Lo único, en cierta forma, esperanzador es que, cuando se llega al disparate, punto que rebasamos hace ya mucho tiempo, no queda más camino que desandar parte de lo andado en la mala dirección, encima tenida por suma de las correcciones, y ya se va atreviendo bastante gente a decir lo que ya pensaban y callaban por no desentonar con el coro unánime y ovejuno que vienen entonando los más tontos desde hace ya muchas lunas.

 Edificios muy altos, pero asentados en cimientos débiles y construidos con malos materiales, acaban cayendo inevitablemente, a veces por el soplo del viento, cuando les llega la hora. Un criminal que no dejó ningún delito sin cometer, como Al Capone, sólo pudo ser detenido por evadir impuestos, el menor de sus crímenes. Después del pelo largo viene el corto, tras los pantalones de campana, se van estrechando hasta impedir la circulación en las canillas. En aras de la novedad y la sorpresa, tan a menudo confundidas con el progreso, la moda —argumental o indumentaria— necesita pendulear, ir de un extremo al otro. Suele ser cuando se llega al extremo, alcanzado el nivel de lo incómodo, lo peregrino y disparatado, cayendo en lo risible y lo dañino, cuando empieza el cambio hacia la otra dirección.

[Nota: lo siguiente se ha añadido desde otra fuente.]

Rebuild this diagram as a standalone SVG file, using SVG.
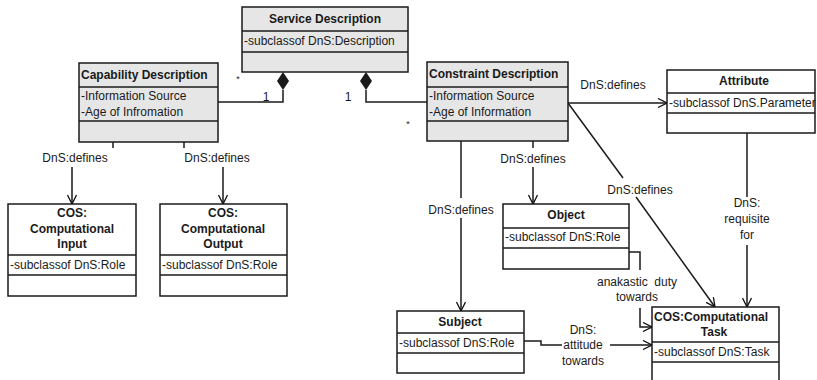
<svg xmlns="http://www.w3.org/2000/svg" width="817" height="380" viewBox="0 0 817 380">
<defs>
<marker id="arr" viewBox="0 0 10 10" refX="10" refY="5" markerWidth="10" markerHeight="10" markerUnits="userSpaceOnUse" orient="auto">
<path d="M1,0.5 L10,5 L1,9.5" fill="none" stroke="#111" stroke-width="1.3"/>
</marker>
</defs>
<style>
.box{stroke:#1a1a1a;stroke-width:1.5}
.g{fill:#e6e6e6}
.w{fill:#ffffff}
.ln{fill:none;stroke:#1a1a1a;stroke-width:1.5}
text{font-family:"Liberation Sans",Arial,sans-serif;font-size:12px;fill:#1a1a1a}
.b{font-weight:bold}
.c{text-anchor:middle}
.e{text-anchor:end}
.st{font-size:9px}
</style>
<rect width="817" height="380" fill="#ffffff"/>

<g id="connectors">
<!-- composition lines -->
<path class="ln" d="M283,90 V102 H218"/>
<path d="M283,72 L289,81 L283,90 L277,81 Z" fill="#1a1a1a"/>
<path class="ln" d="M366,90 V102 H427"/>
<path d="M366,72 L372,81 L366,90 L360,81 Z" fill="#1a1a1a"/>
<text x="266" y="101" class="c">1</text>
<text x="348" y="101" class="c">1</text>
<text x="238" y="82" class="c st">*</text>
<text x="408" y="127" class="c st">*</text>
<!-- capability defines -->
<path class="ln" d="M113,142 V148"/>
<path class="ln" d="M184,142 V148"/>
<text x="75" y="162" class="c">DnS:defines</text>
<text x="217" y="162" class="c">DnS:defines</text>
<path class="ln" d="M72,167 V204" marker-end="url(#arr)"/>
<path class="ln" d="M223,167 V204" marker-end="url(#arr)"/>
<!-- constraint -> attribute -->
<path class="ln" d="M568,103 H667" marker-end="url(#arr)"/>
<text x="613" y="89" class="c">DnS:defines</text>
<!-- constraint -> task diagonal -->
<path class="ln" d="M568,103 L623,178"/>
<path class="ln" d="M636,197 L715,307" marker-end="url(#arr)"/>
<text x="640" y="194" class="c">DnS:defines</text>
<!-- constraint -> object -->
<path class="ln" d="M533,141 V148"/>
<text x="533" y="163" class="c">DnS:defines</text>
<path class="ln" d="M533,167 V204" marker-end="url(#arr)"/>
<!-- constraint -> subject -->
<path class="ln" d="M461,141 V198"/>
<text x="461" y="214" class="c">DnS:defines</text>
<path class="ln" d="M461,218 V311" marker-end="url(#arr)"/>
<!-- attribute -> task -->
<path class="ln" d="M747,133 V197"/>
<text x="747" y="207" class="c">DnS:</text>
<text x="747" y="223" class="c">requisite</text>
<text x="747" y="239" class="c">for</text>
<path class="ln" d="M747,245 V307" marker-end="url(#arr)"/>
<!-- object -> task -->
<path class="ln" d="M629,252 H640 V270"/>
<text x="597" y="286">anakastic</text>
<text x="677" y="286" class="e">duty</text>
<text x="637" y="301" class="c">towards</text>
<path class="ln" d="M640,308 V327 H652" marker-end="url(#arr)"/>
<!-- subject -> task -->
<path class="ln" d="M524,341 H541 V345 H562"/>
<text x="583" y="334" class="c">DnS:</text>
<text x="583" y="349" class="c">attitude</text>
<text x="583" y="365" class="c">towards</text>
<path class="ln" d="M610,345 H652" marker-end="url(#arr)"/>
</g>

<g id="service">
<rect class="box g" x="242" y="7" width="166" height="65"/>
<line class="box" x1="242" y1="31" x2="408" y2="31"/>
<line class="box" x1="242" y1="52" x2="408" y2="52"/>
<text x="325" y="23" class="b c">Service Description</text>
<text x="244" y="45">-subclassof DnS:Description</text>
</g>

<g id="capability">
<rect class="box g" x="79" y="63" width="139" height="79"/>
<line class="box" x1="79" y1="87" x2="218" y2="87"/>
<line class="box" x1="79" y1="121" x2="218" y2="121"/>
<text x="81" y="79" class="b">Capability Description</text>
<text x="81" y="100">-Information Source</text>
<text x="81" y="116">-Age of Infromation</text>
</g>

<g id="constraint">
<rect class="box g" x="427" y="62" width="141" height="79"/>
<line class="box" x1="427" y1="87" x2="568" y2="87"/>
<line class="box" x1="427" y1="121" x2="568" y2="121"/>
<text x="429" y="78" class="b">Constraint Description</text>
<text x="429" y="100">-Information Source</text>
<text x="429" y="116">-Age of Information</text>
</g>

<g id="attribute">
<rect class="box w" x="667" y="70" width="148" height="63"/>
<line class="box" x1="667" y1="93" x2="815" y2="93"/>
<line class="box" x1="667" y1="113" x2="815" y2="113"/>
<text x="744" y="85" class="b c">Attribute</text>
<text x="669" y="107">-subclassof DnS.Parameter</text>
</g>

<g id="input">
<rect class="box w" x="8" y="204" width="128" height="92"/>
<line class="box" x1="8" y1="255" x2="136" y2="255"/>
<line class="box" x1="8" y1="275" x2="136" y2="275"/>
<text x="72" y="217" class="b c">COS:</text>
<text x="72" y="233" class="b c">Computational</text>
<text x="72" y="248" class="b c">Input</text>
<text x="10" y="269">-subclassof DnS:Role</text>
</g>

<g id="output">
<rect class="box w" x="160" y="204" width="127" height="92"/>
<line class="box" x1="160" y1="255" x2="287" y2="255"/>
<line class="box" x1="160" y1="275" x2="287" y2="275"/>
<text x="223" y="217" class="b c">COS:</text>
<text x="223" y="233" class="b c">Computational</text>
<text x="223" y="248" class="b c">Output</text>
<text x="162" y="269">-subclassof DnS:Role</text>
</g>

<g id="object">
<rect class="box w" x="503" y="204" width="126" height="65"/>
<line class="box" x1="503" y1="228" x2="629" y2="228"/>
<line class="box" x1="503" y1="248" x2="629" y2="248"/>
<text x="566" y="219" class="b c">Object</text>
<text x="505" y="241">-subclassof DnS:Role</text>
</g>

<g id="subject">
<rect class="box w" x="397" y="311" width="127" height="62"/>
<line class="box" x1="397" y1="333" x2="524" y2="333"/>
<line class="box" x1="397" y1="353" x2="524" y2="353"/>
<text x="460" y="326" class="b c">Subject</text>
<text x="399" y="347">-subclassof DnS:Role</text>
</g>

<g id="task">
<rect class="box w" x="652" y="307" width="127" height="85"/>
<line class="box" x1="652" y1="342" x2="779" y2="342"/>
<line class="box" x1="652" y1="362" x2="779" y2="362"/>
<text x="654" y="321" class="b">COS:Computational</text>
<text x="714" y="336" class="b c">Task</text>
<text x="654" y="356">-subclassof DnS:Task</text>
</g>
</svg>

 En el pensar ocurre lo mismo. Eso en el caso de que se piense, pues hay más ecos que pensantes. Hay quienes dan por buenas, hasta por indiscutibles, ideas y posturas que ni siquiera se habían llegado a plantear en su ya larga vida. Se indignan, manotean y escenifican espantos hoy, por lo que hasta ayer ni se les había ocurrido. Critican y censuran hoy lo que han dicho, hecho y leído durante toda su vida. Lo hasta ahora lateral o irrelevante, se torna central e irrenunciable, lo minoritario o marginal se quiere hacer común y multitudinario y lo antes dudoso deviene en indiscutible. Como es natural, tan súbitas conversiones y sobrevenidas seguridades no pueden responder a otra cosa que a buscar el calor de la compañía numerosa y que creen dominante, a ser posible con el barniz de la vanguardia, que tanto rejuvenece. Más escenificación y fingimiento que convicción hay en esas evoluciones y muchos de los que hoy defienden una cosa con ardor hipócrita, dentro de poco defenderá la contraria, si eso es lo que se impone en su grupo de referencia. Dejarse llevar por la corriente siempre es más cómodo que bracear en contra y, cuando no sopla el viento, hasta la veleta tiene carácter.

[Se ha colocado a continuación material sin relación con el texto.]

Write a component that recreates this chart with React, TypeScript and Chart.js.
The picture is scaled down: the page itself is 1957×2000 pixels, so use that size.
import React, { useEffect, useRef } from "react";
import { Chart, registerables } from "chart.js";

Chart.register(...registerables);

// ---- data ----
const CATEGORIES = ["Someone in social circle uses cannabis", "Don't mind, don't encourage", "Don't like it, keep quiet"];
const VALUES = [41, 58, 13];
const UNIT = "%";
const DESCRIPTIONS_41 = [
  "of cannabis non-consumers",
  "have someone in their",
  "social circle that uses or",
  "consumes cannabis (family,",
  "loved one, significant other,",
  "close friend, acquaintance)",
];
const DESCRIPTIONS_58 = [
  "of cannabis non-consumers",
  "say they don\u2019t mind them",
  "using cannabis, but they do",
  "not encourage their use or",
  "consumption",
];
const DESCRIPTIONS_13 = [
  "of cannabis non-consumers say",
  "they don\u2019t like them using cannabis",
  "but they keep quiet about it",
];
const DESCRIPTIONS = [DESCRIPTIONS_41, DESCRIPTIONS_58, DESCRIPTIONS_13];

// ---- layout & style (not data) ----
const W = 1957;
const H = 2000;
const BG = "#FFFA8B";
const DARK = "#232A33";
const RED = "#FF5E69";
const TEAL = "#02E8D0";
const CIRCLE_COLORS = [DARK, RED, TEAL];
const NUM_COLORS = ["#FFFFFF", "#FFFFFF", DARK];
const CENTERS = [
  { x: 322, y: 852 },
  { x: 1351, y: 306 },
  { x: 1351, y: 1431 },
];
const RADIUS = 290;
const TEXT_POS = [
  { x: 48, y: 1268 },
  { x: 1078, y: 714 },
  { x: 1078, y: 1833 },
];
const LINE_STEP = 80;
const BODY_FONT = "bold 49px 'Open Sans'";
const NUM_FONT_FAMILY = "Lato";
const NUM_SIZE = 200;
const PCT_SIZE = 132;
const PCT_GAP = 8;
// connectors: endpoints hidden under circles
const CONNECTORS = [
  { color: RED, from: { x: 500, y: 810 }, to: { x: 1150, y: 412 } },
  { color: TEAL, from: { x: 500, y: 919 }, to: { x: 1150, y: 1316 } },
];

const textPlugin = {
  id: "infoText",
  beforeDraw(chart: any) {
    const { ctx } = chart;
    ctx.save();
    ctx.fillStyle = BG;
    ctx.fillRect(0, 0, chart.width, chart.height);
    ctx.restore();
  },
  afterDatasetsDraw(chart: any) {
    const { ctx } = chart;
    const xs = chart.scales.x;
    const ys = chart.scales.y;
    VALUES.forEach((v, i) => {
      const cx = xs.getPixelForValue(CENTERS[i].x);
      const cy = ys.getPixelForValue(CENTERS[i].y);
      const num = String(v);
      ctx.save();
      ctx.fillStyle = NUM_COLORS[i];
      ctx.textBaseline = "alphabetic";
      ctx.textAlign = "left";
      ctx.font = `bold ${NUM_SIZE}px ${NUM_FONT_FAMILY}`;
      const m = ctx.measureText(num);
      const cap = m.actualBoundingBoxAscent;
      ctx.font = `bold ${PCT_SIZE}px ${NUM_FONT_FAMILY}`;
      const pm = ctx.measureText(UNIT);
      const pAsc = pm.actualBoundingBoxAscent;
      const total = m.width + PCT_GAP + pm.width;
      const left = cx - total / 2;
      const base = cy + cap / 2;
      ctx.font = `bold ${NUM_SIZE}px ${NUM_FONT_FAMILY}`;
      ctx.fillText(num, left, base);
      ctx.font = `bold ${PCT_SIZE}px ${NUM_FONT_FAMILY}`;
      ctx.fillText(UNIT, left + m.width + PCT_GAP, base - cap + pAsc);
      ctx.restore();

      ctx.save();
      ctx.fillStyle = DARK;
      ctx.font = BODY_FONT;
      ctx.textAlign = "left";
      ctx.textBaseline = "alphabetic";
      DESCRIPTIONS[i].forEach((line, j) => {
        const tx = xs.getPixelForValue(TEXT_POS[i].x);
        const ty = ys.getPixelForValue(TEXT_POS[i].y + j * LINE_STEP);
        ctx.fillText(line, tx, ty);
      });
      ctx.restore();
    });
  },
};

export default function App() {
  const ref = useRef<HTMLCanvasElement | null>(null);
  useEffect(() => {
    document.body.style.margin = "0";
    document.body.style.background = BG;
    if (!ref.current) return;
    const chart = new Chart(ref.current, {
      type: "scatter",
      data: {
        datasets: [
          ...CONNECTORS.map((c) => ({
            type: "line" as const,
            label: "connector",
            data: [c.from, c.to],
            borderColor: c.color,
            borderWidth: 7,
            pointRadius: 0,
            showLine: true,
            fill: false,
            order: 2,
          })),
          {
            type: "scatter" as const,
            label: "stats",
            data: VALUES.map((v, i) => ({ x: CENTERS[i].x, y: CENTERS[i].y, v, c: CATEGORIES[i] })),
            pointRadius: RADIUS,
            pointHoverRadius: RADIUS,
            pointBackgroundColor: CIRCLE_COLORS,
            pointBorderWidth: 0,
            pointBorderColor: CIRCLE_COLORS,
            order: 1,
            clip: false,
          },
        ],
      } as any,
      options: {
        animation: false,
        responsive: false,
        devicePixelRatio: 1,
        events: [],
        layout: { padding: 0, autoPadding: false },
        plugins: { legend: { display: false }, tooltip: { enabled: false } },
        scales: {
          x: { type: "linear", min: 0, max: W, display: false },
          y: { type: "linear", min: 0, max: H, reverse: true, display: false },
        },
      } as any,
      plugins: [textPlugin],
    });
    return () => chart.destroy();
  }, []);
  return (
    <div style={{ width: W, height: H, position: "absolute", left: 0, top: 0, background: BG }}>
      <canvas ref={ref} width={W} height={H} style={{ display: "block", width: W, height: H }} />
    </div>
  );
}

 No es raro que, sobre todo a ciertas alturas de la vida, tras haber puesto tanta carne en el asador, de haber dicho tantas cosas con tanta superficial convicción, después de haber comprado tantas papeletas para esa rifa, cueste mucho trabajo plegar velas. Sobre todo por la cara de tonto que se te queda al reconocer para los adentros que has sido presa de la moda o de la creencia de la tribu en que ahora era la nuestra. Yendo muchos para allá parecía menos probable que no acabáramos llegando a algún sitio, si acaso al siglo XIX, como les está ocurriendo.

 No hay que echar las campanas al vuelo, que estos son pequeños éxitos de la razón y del sentido común contra la moda censora que promueve la neolengua, algo tan viejo. Pero es cierto que va en la buena dirección. Varios artículos he leído estos días indicando que el péndulo ha llegado al fin de su recorrido y que empieza a regresar hacia el equilibrio, esperemos que no hacia el otro extremo. Había que llegar hasta el desvarío, el abuso, la sinrazón, para que algo como los textos de Roald Dhal, un asunto menor comparado con infinidad de disparatates y locuras, supusiera un punto de inflexión. Pudiera ser. Al menos han hablado muchos que hasta ahora otorgaban callando. Pero hay multitud aún agarrados a la brocha sin ver que su escalera va desapareciendo, si es que alguna vez existió. Y para algunos esa escalera era the starway to heaven de Led Zeppelin, esa escalera al cielo que imaginaron, creyendo que es oro todo lo que reluce.